Multi-head attention mechanism

The multi-head attention mechanism is a sophisticated method for scaling dot-product attention. It allows the model to learn numerous connections by using several description subspaces^24,43. This is the way it works. Linear transformations are performed on the input variables Quary(Q), Key (K), and Value (V) for each model⁴⁴. The modified parts are evaluated in parallel across attention heads, generating outcomes of dimensionality d_v. The result is generated by concatenating the output from all h heads via the Concat function and applying an extra linear modification. This method enables the model to record more varied associations across multiple subspaces, boosting its capacity to handle data. Despite the use of several heads, the total computational complexity is comparable to a single-head attention layer whilst each head acts on a decreased dimensionality^45,46. The calculations are outlined below:

Construct the scaled dot product score:

$$S_{i} { }\left( {{\text{Q }},K_{i} } \right){ } = { }\frac{{K_{i}^{T} {\text{Q}}}}{{\sqrt {d_{k} } }}$$

(9)

Employ the softmax function to normalize the scores:

$$\alpha_{{i{ }}}^{s} = { }\frac{{exp{ }\left( {S_{i} } \right)}}{{\mathop \sum \nolimits_{i = 1}^{n} exp(score\left( {S_{i,} } \right)}}$$

(10)

$${\text{Attention }}\left( {{\text{Q}},{\text{ K}}_{{{\text{i}},}} {\text{V}}_{{\text{i}}} } \right) \, = {\text{ Softmax}}(\,\frac{{K_{i}^{T} {\text{Q}}}}{{\sqrt {d_{k} } }}) \cdot {\text{V}}_{{\text{i}}}$$

(11)

$${\text{Multihead}}\,\left( {{\text{Q}},{\text{ K}},{\text{ V}}} \right)\, = \,{\text{Concat}}\,\left( {{\text{head}}_{{{1},}} {\text{head}}_{{\text{n}}} } \right)\, \cdot \,{\text{W}}^{{\text{o}}}$$

(12)

where head_i = Attention (Q W_i^Q, KW_i^K,V W_i^V) are trainable parameters.
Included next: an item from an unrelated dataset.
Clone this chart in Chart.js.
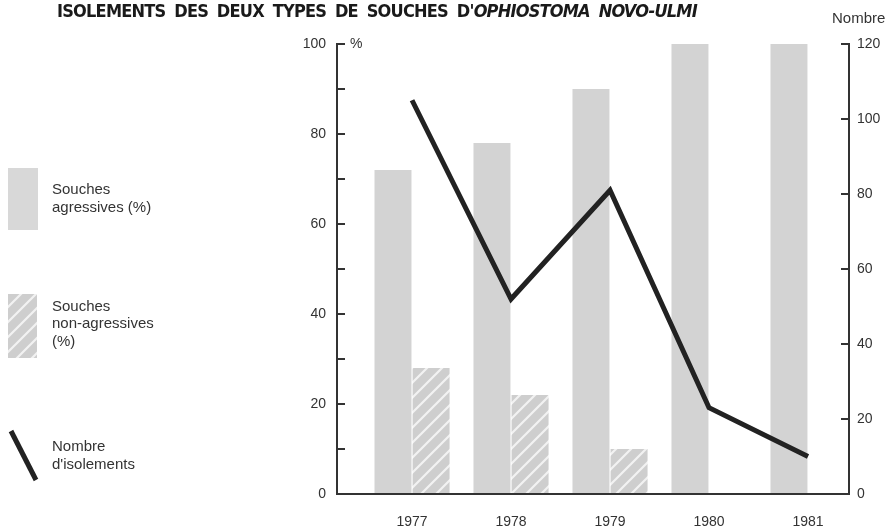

This work uses 4 simultaneous attention heads (h = 4), each operating on an optimized dimensionality (d_k = d_v= $\frac{\text{dmodel}}{h}$ = 64). This split enhances the model’s capacity to obtain broad and varied information while maintaining computational effectiveness, enabling multi-head attention⁴⁷ that is cost-comparable to single-head attention. Figure 11 displays the structural design of the Multi-Head Attention Mechanism.

Integrated TL-LSTM-MHA modelling framework

The preceding sections outline the essential components Transfer Learning (TL), Long Short-Term Memory (LSTM), and Multi-Head Attention (MHA)—included in this study to develop a cohesive air quality prediction model. The suggested TL-LSTM-MHA structure integrates these components in a progressive manner. An initial LSTM-MHA model is trained on historical air quality data augmented with temporal and environmental variables. The LSTM layer captures sequential relationships in pollutant levels by processing data in temporal order, thereby preserving time-step alignment. As a result, the MHA layer enhances the model’s ability to focus on important temporal steps and feature interactions by distributing attention across multiple heads.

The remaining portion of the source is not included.